Two of us managed to get in and we started laying the charges. The order was that if anything happened that could endanger the result, you had to act on your own. The three other chaps in the demolition party, one of them carrying a set of charges, decided to break the window to get inside because they did not know that we were busy inside. When the window broke, both goups were equally surprised.
I helped one of my friends to get in, and we finished laying the charges. They were not big charges. They weighed about 4.5 kilos, and had been chained up by the British before we left. Two-minute fuses, four of them.
There was a Norwegian workman inside the factory reading the instruments and filling out the logbook. He heard us talking Norwegian, discussing whether we should put on a 30-second fuse just to be sure that we heard the bang as soon as possible.
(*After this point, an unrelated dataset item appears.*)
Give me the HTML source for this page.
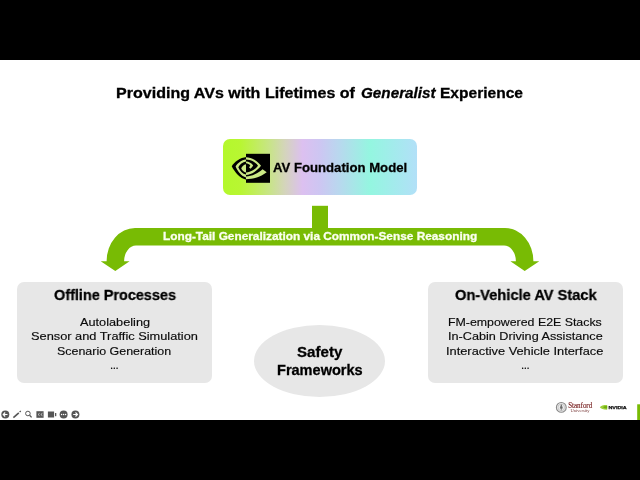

That was when he asked for his glasses. It was difficult to get glasses in Norway, so he wanted to have them before we lit the charges. I remember I threw away what I was doing and searched for the glasses and found the case and handed it to him.
He was very pleased and I started getting the ignition sets ready when he suddenly said that the glasses were not in the case. I said “Where the hell are they then?” And he said “Well, they were there when you came in.” In the end I found them being used as a bookmark in his logbook, and gave them to him.
Then we ordered him to give us the key for the cellar door so that we could go out through the door like other human beings. We opened the door and I remember Major Tronstad saying that in case we needed to lock up the guard, the key for the lavatory was on the left-hand side of the door. I remember just after we had lit these 30-second fuses, I saw the key, but we did not need it.
We said to the man, “You just run around the corner, up the staircase, lie down and keep your mouth open, until you hear the bang. There will be only one bang, so when it is over you can go down and watch the result”. I do not know if he did. But I know that he kept his mouth open, because he could hear when I met him two years later. Otherwise, if he had had his mouth closed he would have blown out his eardrums.
We had planned to meet the covering party down by the river. They expected to be there a while after they heard the bang, not knowing that we had used only 30-second fuses, so we met them just outside the gate.
What astonished us was that the Germans did not understand what had happened at all. The covering party told us that one man came out of the doorway of the guard house with a torch, and made a sort of search around the house and went in again. When we got back across the river, we took a parallel road to the main road leading down to Rjukan centre. At the place where the funicular starts down in the valley, we began climbing a zigzag road leading up to the top. It was a rise of about six or seven hundred metres, and it took us, I would say, three hours from the explosion until we could put on our skis up on the mountainside.